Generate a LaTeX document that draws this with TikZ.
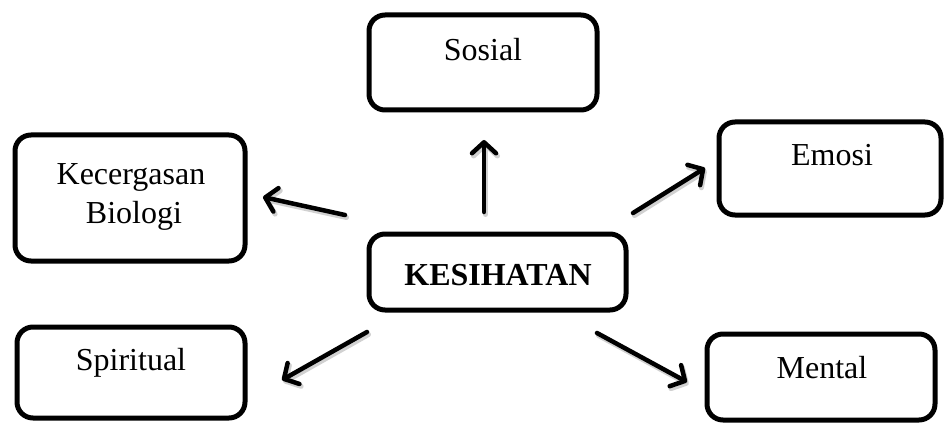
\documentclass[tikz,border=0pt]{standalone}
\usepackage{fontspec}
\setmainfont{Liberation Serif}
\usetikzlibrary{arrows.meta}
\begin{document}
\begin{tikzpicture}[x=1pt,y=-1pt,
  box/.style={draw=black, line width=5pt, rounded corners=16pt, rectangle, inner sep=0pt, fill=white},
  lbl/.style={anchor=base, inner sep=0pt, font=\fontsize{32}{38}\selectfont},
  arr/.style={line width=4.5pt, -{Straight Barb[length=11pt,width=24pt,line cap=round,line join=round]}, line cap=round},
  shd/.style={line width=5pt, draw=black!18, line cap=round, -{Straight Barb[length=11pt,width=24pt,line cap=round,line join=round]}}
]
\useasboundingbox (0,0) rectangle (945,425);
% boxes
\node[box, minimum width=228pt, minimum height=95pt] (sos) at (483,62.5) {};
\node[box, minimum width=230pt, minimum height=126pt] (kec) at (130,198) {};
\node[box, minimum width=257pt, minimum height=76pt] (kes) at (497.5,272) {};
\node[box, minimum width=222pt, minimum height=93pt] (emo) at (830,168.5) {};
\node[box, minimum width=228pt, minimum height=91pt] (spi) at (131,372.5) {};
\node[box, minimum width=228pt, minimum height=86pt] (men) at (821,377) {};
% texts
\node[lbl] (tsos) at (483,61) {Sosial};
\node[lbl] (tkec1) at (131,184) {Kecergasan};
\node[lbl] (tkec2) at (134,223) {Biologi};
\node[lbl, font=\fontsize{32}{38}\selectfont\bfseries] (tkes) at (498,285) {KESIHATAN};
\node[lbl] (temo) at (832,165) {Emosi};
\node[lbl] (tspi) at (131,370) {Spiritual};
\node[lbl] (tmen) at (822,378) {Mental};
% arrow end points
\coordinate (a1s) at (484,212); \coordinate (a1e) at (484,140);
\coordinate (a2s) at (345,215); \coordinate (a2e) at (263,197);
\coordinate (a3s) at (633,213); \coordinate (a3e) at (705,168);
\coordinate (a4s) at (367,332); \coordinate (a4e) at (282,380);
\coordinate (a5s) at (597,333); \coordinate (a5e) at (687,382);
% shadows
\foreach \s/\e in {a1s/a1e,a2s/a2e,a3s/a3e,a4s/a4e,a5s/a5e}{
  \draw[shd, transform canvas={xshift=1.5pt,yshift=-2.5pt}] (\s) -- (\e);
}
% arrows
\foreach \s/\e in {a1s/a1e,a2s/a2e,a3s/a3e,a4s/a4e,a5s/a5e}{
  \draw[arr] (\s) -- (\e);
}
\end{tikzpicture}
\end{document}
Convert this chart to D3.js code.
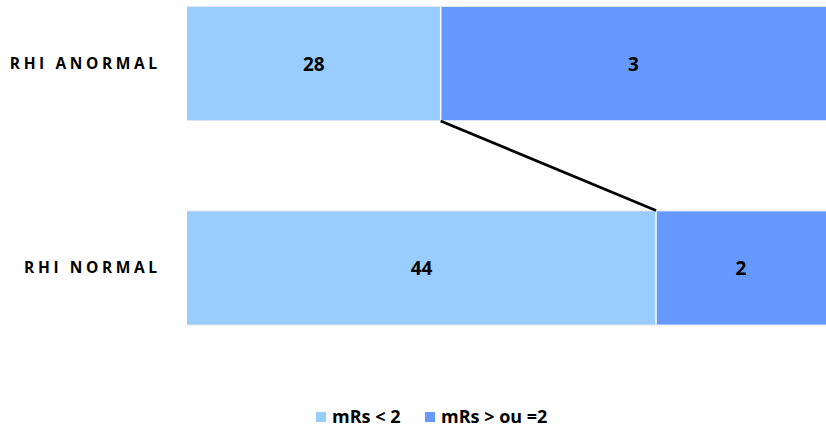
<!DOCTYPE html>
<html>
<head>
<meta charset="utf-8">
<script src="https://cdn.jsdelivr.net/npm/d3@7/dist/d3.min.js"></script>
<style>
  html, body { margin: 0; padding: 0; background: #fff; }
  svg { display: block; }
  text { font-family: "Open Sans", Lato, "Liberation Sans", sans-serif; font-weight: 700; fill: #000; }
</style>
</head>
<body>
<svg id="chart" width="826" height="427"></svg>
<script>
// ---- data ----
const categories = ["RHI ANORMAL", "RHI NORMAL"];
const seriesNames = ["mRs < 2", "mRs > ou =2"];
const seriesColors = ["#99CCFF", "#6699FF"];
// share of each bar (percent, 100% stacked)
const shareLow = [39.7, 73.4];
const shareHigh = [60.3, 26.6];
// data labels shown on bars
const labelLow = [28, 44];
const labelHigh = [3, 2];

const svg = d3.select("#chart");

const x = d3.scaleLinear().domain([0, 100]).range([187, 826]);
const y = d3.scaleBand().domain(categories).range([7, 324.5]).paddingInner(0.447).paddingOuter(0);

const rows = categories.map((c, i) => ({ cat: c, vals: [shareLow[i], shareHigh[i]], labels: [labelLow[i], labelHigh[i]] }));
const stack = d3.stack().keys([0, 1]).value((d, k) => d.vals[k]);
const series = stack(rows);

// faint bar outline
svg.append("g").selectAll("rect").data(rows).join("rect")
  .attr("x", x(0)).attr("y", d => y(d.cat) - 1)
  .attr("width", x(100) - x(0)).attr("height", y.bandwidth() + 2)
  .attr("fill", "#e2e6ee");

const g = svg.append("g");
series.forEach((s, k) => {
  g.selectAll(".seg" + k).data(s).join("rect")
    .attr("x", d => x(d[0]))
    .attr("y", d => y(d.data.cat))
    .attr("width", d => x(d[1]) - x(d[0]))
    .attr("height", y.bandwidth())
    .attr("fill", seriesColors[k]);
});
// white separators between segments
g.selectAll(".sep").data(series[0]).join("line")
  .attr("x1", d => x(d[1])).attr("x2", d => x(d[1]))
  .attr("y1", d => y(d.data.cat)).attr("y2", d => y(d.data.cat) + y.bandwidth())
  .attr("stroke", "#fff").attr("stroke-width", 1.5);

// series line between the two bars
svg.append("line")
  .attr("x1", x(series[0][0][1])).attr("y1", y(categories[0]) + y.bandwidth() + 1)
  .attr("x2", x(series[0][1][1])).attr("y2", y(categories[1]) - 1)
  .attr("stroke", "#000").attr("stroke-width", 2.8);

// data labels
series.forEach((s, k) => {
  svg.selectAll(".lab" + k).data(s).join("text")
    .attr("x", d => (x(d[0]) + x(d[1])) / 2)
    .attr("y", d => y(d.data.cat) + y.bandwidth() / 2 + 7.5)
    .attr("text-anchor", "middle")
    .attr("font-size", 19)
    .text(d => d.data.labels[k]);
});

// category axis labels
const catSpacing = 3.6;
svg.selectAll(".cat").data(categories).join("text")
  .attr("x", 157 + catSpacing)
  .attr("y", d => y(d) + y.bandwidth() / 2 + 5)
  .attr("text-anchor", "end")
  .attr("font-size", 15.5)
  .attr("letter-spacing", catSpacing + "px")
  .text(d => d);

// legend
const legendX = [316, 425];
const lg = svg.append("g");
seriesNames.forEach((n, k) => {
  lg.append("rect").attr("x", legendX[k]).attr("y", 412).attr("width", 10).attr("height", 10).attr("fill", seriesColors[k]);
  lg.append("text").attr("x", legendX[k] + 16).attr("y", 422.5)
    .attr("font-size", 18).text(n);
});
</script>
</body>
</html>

········

Write out each entry exactly as given, but skip the pictures.

EXERCISE OUTPUT:
Generate a LaTeX document that draws this with TikZ.
\documentclass[tikz,border=0pt]{standalone}
\usepackage{fontspec}
\setmainfont{Liberation Serif}
\usetikzlibrary{arrows.meta}
\begin{document}
\begin{tikzpicture}[x=1pt,y=-1pt,
  box/.style={draw=black, line width=5pt, rounded corners=16pt, rectangle, inner sep=0pt, fill=white},
  lbl/.style={anchor=base, inner sep=0pt, font=\fontsize{32}{38}\selectfont},
  arr/.style={line width=4.5pt, -{Straight Barb[length=11pt,width=24pt,line cap=round,line join=round]}, line cap=round},
  shd/.style={line width=5pt, draw=black!18, line cap=round, -{Straight Barb[length=11pt,width=24pt,line cap=round,line join=round]}}
]
\useasboundingbox (0,0) rectangle (945,425);
% boxes
\node[box, minimum width=228pt, minimum height=95pt] (sos) at (483,62.5) {};
\node[box, minimum width=230pt, minimum height=126pt] (kec) at (130,198) {};
\node[box, minimum width=257pt, minimum height=76pt] (kes) at (497.5,272) {};
\node[box, minimum width=222pt, minimum height=93pt] (emo) at (830,168.5) {};
\node[box, minimum width=228pt, minimum height=91pt] (spi) at (131,372.5) {};
\node[box, minimum width=228pt, minimum height=86pt] (men) at (821,377) {};
% texts
\node[lbl] (tsos) at (483,61) {Sosial};
\node[lbl] (tkec1) at (131,184) {Kecergasan};
\node[lbl] (tkec2) at (134,223) {Biologi};
\node[lbl, font=\fontsize{32}{38}\selectfont\bfseries] (tkes) at (498,285) {KESIHATAN};
\node[lbl] (temo) at (832,165) {Emosi};
\node[lbl] (tspi) at (131,370) {Spiritual};
\node[lbl] (tmen) at (822,378) {Mental};
% arrow end points
\coordinate (a1s) at (484,212); \coordinate (a1e) at (484,140);
\coordinate (a2s) at (345,215); \coordinate (a2e) at (263,197);
\coordinate (a3s) at (633,213); \coordinate (a3e) at (705,168);
\coordinate (a4s) at (367,332); \coordinate (a4e) at (282,380);
\coordinate (a5s) at (597,333); \coordinate (a5e) at (687,382);
% shadows
\foreach \s/\e in {a1s/a1e,a2s/a2e,a3s/a3e,a4s/a4e,a5s/a5e}{
  \draw[shd, transform canvas={xshift=1.5pt,yshift=-2.5pt}] (\s) -- (\e);
}
% arrows
\foreach \s/\e in {a1s/a1e,a2s/a2e,a3s/a3e,a4s/a4e,a5s/a5e}{
  \draw[arr] (\s) -- (\e);
}
\end{tikzpicture}
\end{document}
Convert this chart to D3.js code.
<!DOCTYPE html>
<html>
<head>
<meta charset="utf-8">
<script src="https://cdn.jsdelivr.net/npm/d3@7/dist/d3.min.js"></script>
<style>
  html, body { margin: 0; padding: 0; background: #fff; }
  svg { display: block; }
  text { font-family: "Open Sans", Lato, "Liberation Sans", sans-serif; font-weight: 700; fill: #000; }
</style>
</head>
<body>
<svg id="chart" width="826" height="427"></svg>
<script>
// ---- data ----
const categories = ["RHI ANORMAL", "RHI NORMAL"];
const seriesNames = ["mRs < 2", "mRs > ou =2"];
const seriesColors = ["#99CCFF", "#6699FF"];
// share of each bar (percent, 100% stacked)
const shareLow = [39.7, 73.4];
const shareHigh = [60.3, 26.6];
// data labels shown on bars
const labelLow = [28, 44];
const labelHigh = [3, 2];

const svg = d3.select("#chart");

const x = d3.scaleLinear().domain([0, 100]).range([187, 826]);
const y = d3.scaleBand().domain(categories).range([7, 324.5]).paddingInner(0.447).paddingOuter(0);

const rows = categories.map((c, i) => ({ cat: c, vals: [shareLow[i], shareHigh[i]], labels: [labelLow[i], labelHigh[i]] }));
const stack = d3.stack().keys([0, 1]).value((d, k) => d.vals[k]);
const series = stack(rows);

// faint bar outline
svg.append("g").selectAll("rect").data(rows).join("rect")
  .attr("x", x(0)).attr("y", d => y(d.cat) - 1)
  .attr("width", x(100) - x(0)).attr("height", y.bandwidth() + 2)
  .attr("fill", "#e2e6ee");

const g = svg.append("g");
series.forEach((s, k) => {
  g.selectAll(".seg" + k).data(s).join("rect")
    .attr("x", d => x(d[0]))
    .attr("y", d => y(d.data.cat))
    .attr("width", d => x(d[1]) - x(d[0]))
    .attr("height", y.bandwidth())
    .attr("fill", seriesColors[k]);
});
// white separators between segments
g.selectAll(".sep").data(series[0]).join("line")
  .attr("x1", d => x(d[1])).attr("x2", d => x(d[1]))
  .attr("y1", d => y(d.data.cat)).attr("y2", d => y(d.data.cat) + y.bandwidth())
  .attr("stroke", "#fff").attr("stroke-width", 1.5);

// series line between the two bars
svg.append("line")
  .attr("x1", x(series[0][0][1])).attr("y1", y(categories[0]) + y.bandwidth() + 1)
  .attr("x2", x(series[0][1][1])).attr("y2", y(categories[1]) - 1)
  .attr("stroke", "#000").attr("stroke-width", 2.8);

// data labels
series.forEach((s, k) => {
  svg.selectAll(".lab" + k).data(s).join("text")
    .attr("x", d => (x(d[0]) + x(d[1])) / 2)
    .attr("y", d => y(d.data.cat) + y.bandwidth() / 2 + 7.5)
    .attr("text-anchor", "middle")
    .attr("font-size", 19)
    .text(d => d.data.labels[k]);
});

// category axis labels
const catSpacing = 3.6;
svg.selectAll(".cat").data(categories).join("text")
  .attr("x", 157 + catSpacing)
  .attr("y", d => y(d) + y.bandwidth() / 2 + 5)
  .attr("text-anchor", "end")
  .attr("font-size", 15.5)
  .attr("letter-spacing", catSpacing + "px")
  .text(d => d);

// legend
const legendX = [316, 425];
const lg = svg.append("g");
seriesNames.forEach((n, k) => {
  lg.append("rect").attr("x", legendX[k]).attr("y", 412).attr("width", 10).attr("height", 10).attr("fill", seriesColors[k]);
  lg.append("text").attr("x", legendX[k] + 16).attr("y", 422.5)
    .attr("font-size", 18).text(n);
});
</script>
</body>
</html>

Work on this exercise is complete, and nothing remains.